Post by GrumpyCatFace » June 23rd, 2018, 4:52 am

I think I've hit a bit of a crossroads in my (very early) bowling career. I recently had my span increased, and I think that my ball is fitting better now. I've also discovered the wonders of bowling tape application, and my thumb is fitting more snugly. Initially, my scores dropped down pretty terribly, with the new fit, but I've recovered my form for the most part with practice.

I'm having trouble with getting my 'style' nailed down. After reading most of the forums here, and other sources, I've learned to hold and release the ball a number of different ways - suitcase, modern, stroker, tweener, even a bit of cranker. None of them consistently, but I've got the basics, I think.

So, I wanted to use a 'modern release', coming up the back of the ball, and sort of using a yo-yo motion on the release, but I'm having all sorts of trouble repeating it. Sometimes, the ball simply falls forward off my hand, rather than rolling out of the 'cup'. Other times, I'm muscling it off to the left, but the release is perfect. I wonder if this is more of a timing issue, or my body alignment?

Also, are there real advantages to the modern release, or is it simply a matter of preference? I could always suitcase it pretty reliably, but the carry seems pretty light.

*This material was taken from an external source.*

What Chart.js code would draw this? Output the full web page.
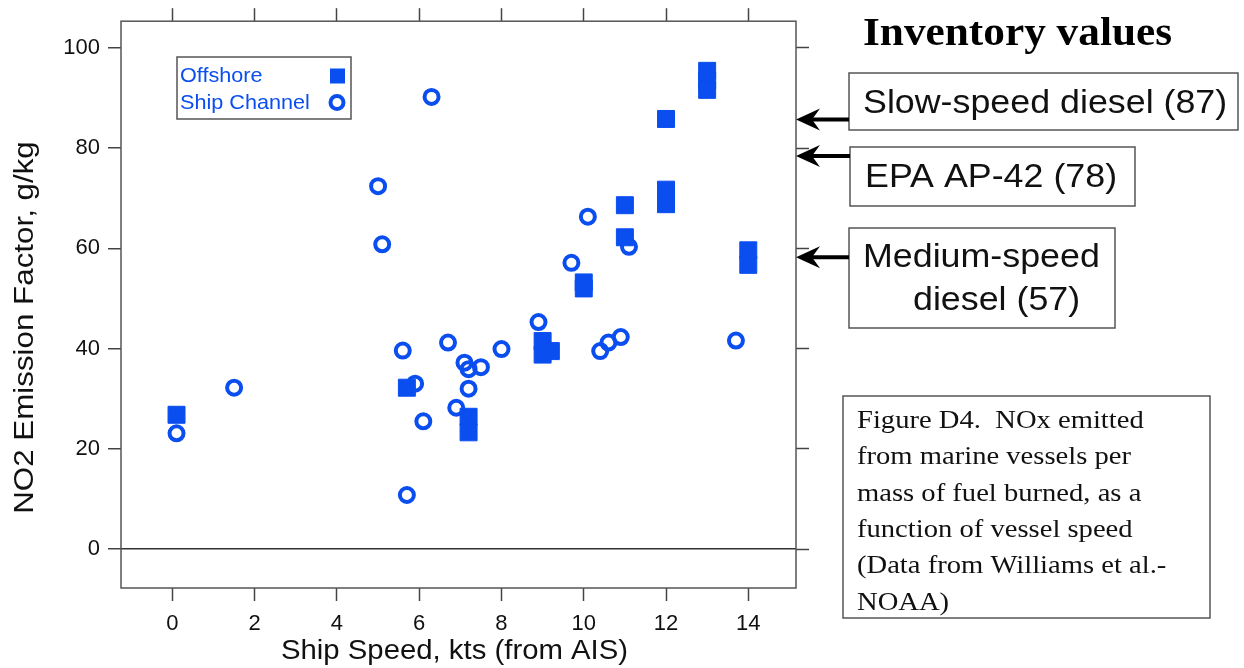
<!DOCTYPE html>
<html>
<head>
<meta charset="utf-8">
<script src="https://cdn.jsdelivr.net/npm/chart.js@4.4.0/dist/chart.umd.min.js"></script>
<style>
  html, body { margin: 0; padding: 0; background: #fff; }
  #wrap { width: 1244px; height: 668px; }
</style>
</head>
<body>
<div id="wrap"><canvas id="grafico" width="1244" height="668"></canvas></div>
<script>
// Offshore (filled squares)
const offshoreSpeed = [0.1, 5.7, 7.2, 7.2, 9.0, 9.0, 9.2, 10.0, 10.0, 11.0, 11.0, 12.0, 12.0, 12.0, 13.0, 13.0, 13.0, 14.0, 14.0];
const offshoreNO2 = [26.8, 32.2, 26.4, 23.3, 41.5, 38.8, 39.5, 53.2, 52.0, 68.6, 62.2, 85.8, 71.7, 68.8, 95.4, 93.5, 91.6, 59.6, 56.7];

// Ship Channel (open circles)
const shipSpeed = [0.1, 1.5, 5.0, 5.1, 5.6, 5.7, 5.9, 6.1, 6.3, 6.7, 6.9, 7.1, 7.2, 7.2, 7.5, 8.0, 8.9, 9.7, 10.1, 10.4, 10.6, 10.9, 11.1, 13.7];
const shipNO2 = [23.1, 32.2, 72.4, 60.8, 39.6, 10.8, 33.0, 25.5, 90.2, 41.2, 28.2, 37.2, 35.9, 32.0, 36.3, 39.9, 45.3, 57.1, 66.3, 39.5, 41.2, 42.3, 60.3, 41.6];

const xTicks = [0, 2, 4, 6, 8, 10, 12, 14];
const yTicks = [0, 20, 40, 60, 80, 100];

// inventory values: where each arrow points on the y axis
const inventoryArrowAt = [85.7, 78.4, 58.2];

const azul = '#0a4ef0';
const sans = '"Liberation Sans", Arial, sans-serif';
const serif = '"Liberation Serif", "Times New Roman", serif';

function pares(xs, ys) {
  return xs.map((x, i) => ({ x: x, y: ys[i] }));
}

function fixTicks(valores) {
  return function(scale) {
    scale.ticks = valores.map(v => ({ value: v }));
  };
}

// texto um pouco esticado na horizontal, como no original
function texto(ctx, t, x, y, sx, align) {
  ctx.save();
  ctx.translate(x, y);
  ctx.scale(sx, 1);
  ctx.textAlign = align || 'left';
  ctx.fillText(t, 0, 0);
  ctx.restore();
}

function seta(ctx, xBox, y) {
  ctx.lineWidth = 4;
  ctx.strokeStyle = '#000';
  ctx.beginPath();
  ctx.moveTo(xBox, y);
  ctx.lineTo(808, y);
  ctx.stroke();
  ctx.fillStyle = '#000';
  ctx.beginPath();
  ctx.moveTo(796, y);
  ctx.lineTo(820, y - 11);
  ctx.lineTo(812, y);
  ctx.lineTo(820, y + 11);
  ctx.closePath();
  ctx.fill();
}

function caixa(ctx, x, y, w, h) {
  ctx.lineWidth = 1.5;
  ctx.strokeStyle = '#555';
  ctx.strokeRect(x, y, w, h);
}

const decoracao = {
  id: 'decoracao',
  afterDraw(chart) {
    const { ctx, chartArea: a } = chart;
    const yScale = chart.scales.y;
    ctx.save();
    ctx.textBaseline = 'alphabetic';

    // frame
    ctx.lineWidth = 1.5;
    ctx.strokeStyle = '#555';
    ctx.strokeRect(a.left, a.top, a.right - a.left, a.bottom - a.top);

    // axis titles
    ctx.fillStyle = '#111';
    ctx.font = '27px ' + sans;
    texto(ctx, 'Ship Speed, kts (from AIS)', 454.5, 659, 1.086, 'center');
    ctx.save();
    ctx.translate(33, 327.5);
    ctx.rotate(-Math.PI / 2);
    texto(ctx, 'NO2 Emission Factor, g/kg', 0, 0, 1.16, 'center');
    ctx.restore();

    // legend (text left, marker right)
    ctx.fillStyle = '#fff';
    ctx.fillRect(177, 57, 174, 62);
    caixa(ctx, 177, 57, 174, 62);
    ctx.font = '21px ' + sans;
    ctx.fillStyle = azul;
    texto(ctx, chart.data.datasets[0].label, 180, 82, 1.03);
    texto(ctx, chart.data.datasets[1].label, 180, 109, 1.03);
    ctx.fillRect(330, 68.5, 15, 15);
    ctx.strokeStyle = azul;
    ctx.lineWidth = 4;
    ctx.beginPath();
    ctx.arc(337, 102.5, 6.5, 0, Math.PI * 2);
    ctx.stroke();

    // right side annotations
    ctx.fillStyle = '#000';
    ctx.font = 'bold 39px ' + serif;
    texto(ctx, 'Inventory values', 863, 45, 1.11);

    caixa(ctx, 849, 73, 389, 57);
    caixa(ctx, 850, 147, 285, 59);
    caixa(ctx, 849, 228, 266, 100);

    ctx.fillStyle = '#111';
    ctx.font = '33px ' + sans;
    texto(ctx, 'Slow-speed diesel (87)', 863, 113, 1.085);
    texto(ctx, 'EPA AP-42 (78)', 865, 187, 1.085);
    texto(ctx, 'Medium-speed', 863, 267, 1.085);
    texto(ctx, 'diesel (57)', 913, 310, 1.085);

    seta(ctx, 849, yScale.getPixelForValue(inventoryArrowAt[0]));
    seta(ctx, 850, yScale.getPixelForValue(inventoryArrowAt[1]));
    seta(ctx, 849, yScale.getPixelForValue(inventoryArrowAt[2]));

    // caption
    caixa(ctx, 843, 396, 367, 222);
    ctx.fillStyle = '#111';
    ctx.font = '26px ' + serif;
    const linhas = [
      'Figure D4.  NOx emitted',
      'from marine vessels per',
      'mass of fuel burned, as a',
      'function of vessel speed',
      '(Data from Williams et al.-',
      'NOAA)'
    ];
    linhas.forEach((t, i) => texto(ctx, t, 857, 428 + i * 36.3, 1.1));

    ctx.restore();
  }
};

document.addEventListener('DOMContentLoaded', function() {
  const ctx = document.getElementById('grafico').getContext('2d');

  const tickFont = { family: sans, size: 22 };

  new Chart(ctx, {
    type: 'scatter',
    data: {
      datasets: [
        {
          label: 'Offshore',
          data: pares(offshoreSpeed, offshoreNO2),
          pointStyle: 'rect',
          pointRadius: 12,
          backgroundColor: azul,
          borderColor: azul,
          borderWidth: 1,
          order: 2
        },
        {
          label: 'Ship Channel',
          data: pares(shipSpeed, shipNO2),
          pointStyle: 'circle',
          pointRadius: 7,
          backgroundColor: 'rgba(0,0,0,0)',
          borderColor: azul,
          borderWidth: 4,
          order: 1
        }
      ]
    },
    options: {
      responsive: false,
      animation: false,
      events: [],
      layout: { padding: 0 },
      plugins: {
        legend: { display: false },
        tooltip: { enabled: false }
      },
      scales: {
        x: {
          type: 'linear',
          position: 'bottom',
          min: -1.25,
          max: 15.16,
          afterBuildTicks: fixTicks(xTicks),
          afterFit: s => { s.height = 80; },
          border: { display: false },
          grid: { drawOnChartArea: false, tickLength: 13, tickColor: '#444', tickWidth: 1.5 },
          ticks: { font: tickFont, color: '#111', padding: 10 }
        },
        xTop: {
          type: 'linear',
          position: 'top',
          min: -1.25,
          max: 15.16,
          afterBuildTicks: fixTicks(xTicks),
          afterFit: s => { s.height = 19; },
          border: { display: false },
          grid: { drawOnChartArea: false, tickLength: 13, tickColor: '#444', tickWidth: 1.5 },
          ticks: { display: false }
        },
        y: {
          type: 'linear',
          position: 'left',
          min: -7.75,
          max: 105.3,
          afterBuildTicks: fixTicks(yTicks),
          afterFit: s => { s.width = 121; },
          border: { display: false },
          grid: {
            drawOnChartArea: true,
            color: c => (c.tick && c.tick.value === 0 ? '#333' : 'rgba(0,0,0,0)'),
            lineWidth: 1.5,
            tickLength: 13,
            tickColor: '#444',
            tickWidth: 1.5
          },
          ticks: { font: tickFont, color: '#111', padding: 8 }
        },
        yRight: {
          type: 'linear',
          position: 'right',
          min: -7.75,
          max: 105.3,
          afterBuildTicks: fixTicks(yTicks),
          afterFit: s => { s.width = 448; },
          border: { display: false },
          grid: { drawOnChartArea: false, tickLength: 13, tickColor: '#444', tickWidth: 1.5 },
          ticks: { display: false }
        }
      }
    },
    plugins: [decoracao]
  });
});
</script>
</body>
</html>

Last, what exactly is the point of 'playing inside'? I've never had an issue with over-hooking the ball - quite the opposite. I have to work pretty hard to get a hook on it at all, when rolling at full speed (17mph or so)

My ball is a Pyramid Path Rising, reactive pearl, sym core. Is that enough ball for a speed-dominant player? Are there other 'beginner' options for more grip? I seem to skid it all the way down the lane more often than not, with just a little curve, unless I really hit the hook release hard...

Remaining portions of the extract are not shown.